U.S. Department of Labor officials are seeking a federal court injunction against Massey subsidiary Freedom Energy's Mine No. 1 in Pike County, Ky.

Lawyers for the department's Mine Safety and Health Administration are for the first time using more than 30-year-old enforcement authority in asking U.S. District Judge Amul Thapar to shut down the Freedom operation. MSHA inspectors and supervisors allege the mine has committed a "pattern of violations" that poses a "continuing hazard" to miners' health and safety.

Thapar did not immediately issue a formal ruling and said he would likely do so next week.

But the judge did appear to side with MSHA on two key legal points raised by Massey lawyers in the motion to have the case thrown out: Agency officials do not have to administratively put a mine under a "pattern of violations" status before seeking a court order under a separate section of law, and the court can consider citations that are still being appealed by the company in deciding whether to issue an injunction.

Since 1977, MSHA has had legal authority to take stepped up enforcement action against mine operators that commit a "pattern of violations." But MSHA has never successfully used that authority, and earlier this year lost a legal challenge to an effort to do so at another Massey mine.
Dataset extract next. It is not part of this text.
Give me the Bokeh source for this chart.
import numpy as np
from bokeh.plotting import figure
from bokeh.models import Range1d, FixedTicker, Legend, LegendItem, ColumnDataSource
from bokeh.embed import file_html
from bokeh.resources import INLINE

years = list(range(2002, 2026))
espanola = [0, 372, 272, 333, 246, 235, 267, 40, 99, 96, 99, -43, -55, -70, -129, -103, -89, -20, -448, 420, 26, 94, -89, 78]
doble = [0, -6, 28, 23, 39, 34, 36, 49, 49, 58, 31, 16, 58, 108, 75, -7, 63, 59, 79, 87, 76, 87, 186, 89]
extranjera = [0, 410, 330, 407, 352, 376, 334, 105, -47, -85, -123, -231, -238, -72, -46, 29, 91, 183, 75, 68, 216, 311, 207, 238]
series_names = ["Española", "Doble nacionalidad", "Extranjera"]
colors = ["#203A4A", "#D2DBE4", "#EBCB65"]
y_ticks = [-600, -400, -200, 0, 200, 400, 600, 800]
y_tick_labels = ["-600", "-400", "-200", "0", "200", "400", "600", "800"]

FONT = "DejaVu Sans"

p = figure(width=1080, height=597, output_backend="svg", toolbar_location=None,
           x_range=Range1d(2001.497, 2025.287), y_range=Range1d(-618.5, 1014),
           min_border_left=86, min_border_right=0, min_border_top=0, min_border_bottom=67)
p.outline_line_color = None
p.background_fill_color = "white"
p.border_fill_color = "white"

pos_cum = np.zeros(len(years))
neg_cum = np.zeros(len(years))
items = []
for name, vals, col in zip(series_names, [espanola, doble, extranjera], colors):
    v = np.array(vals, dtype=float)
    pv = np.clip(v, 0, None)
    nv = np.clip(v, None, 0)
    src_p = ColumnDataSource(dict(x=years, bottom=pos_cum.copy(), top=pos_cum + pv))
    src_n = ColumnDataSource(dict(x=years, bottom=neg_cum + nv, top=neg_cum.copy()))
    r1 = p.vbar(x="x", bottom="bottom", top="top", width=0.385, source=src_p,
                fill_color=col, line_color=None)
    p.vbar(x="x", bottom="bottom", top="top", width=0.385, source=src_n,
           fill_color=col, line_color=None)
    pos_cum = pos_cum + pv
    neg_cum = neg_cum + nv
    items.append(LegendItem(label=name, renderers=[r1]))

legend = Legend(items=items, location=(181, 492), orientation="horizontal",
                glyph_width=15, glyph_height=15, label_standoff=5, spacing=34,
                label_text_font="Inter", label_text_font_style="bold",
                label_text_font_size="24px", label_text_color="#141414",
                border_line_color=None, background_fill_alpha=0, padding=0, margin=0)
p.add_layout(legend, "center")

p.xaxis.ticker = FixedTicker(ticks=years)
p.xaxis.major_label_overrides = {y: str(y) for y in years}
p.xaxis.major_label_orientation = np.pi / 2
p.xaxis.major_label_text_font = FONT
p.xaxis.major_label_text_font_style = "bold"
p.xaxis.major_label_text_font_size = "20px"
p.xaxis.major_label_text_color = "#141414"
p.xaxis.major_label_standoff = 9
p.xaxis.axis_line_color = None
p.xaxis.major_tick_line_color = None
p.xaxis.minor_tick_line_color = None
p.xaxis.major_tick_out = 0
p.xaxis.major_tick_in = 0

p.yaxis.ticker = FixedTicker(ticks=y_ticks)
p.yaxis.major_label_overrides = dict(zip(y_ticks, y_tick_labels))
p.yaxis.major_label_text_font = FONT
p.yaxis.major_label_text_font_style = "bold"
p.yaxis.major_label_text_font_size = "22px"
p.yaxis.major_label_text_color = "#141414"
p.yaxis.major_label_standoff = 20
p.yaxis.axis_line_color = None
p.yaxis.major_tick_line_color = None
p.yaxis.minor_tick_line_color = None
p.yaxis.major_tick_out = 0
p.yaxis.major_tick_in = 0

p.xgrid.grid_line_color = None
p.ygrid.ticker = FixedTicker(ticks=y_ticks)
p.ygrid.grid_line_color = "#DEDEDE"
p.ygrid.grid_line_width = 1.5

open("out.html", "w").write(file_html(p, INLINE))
Separate legal authority allows MSHA to seek a federal court injunction against mines with repeated violations and where miners are at a continuing risk.

MSHA had never used that authority either, but agency chief Joe Main launched the Freedom Energy case as part of an Obama administration crackdown following the deaths of 29 miners in an explosion April 5 at Massey's Upper Big Branch Mine in Raleigh County.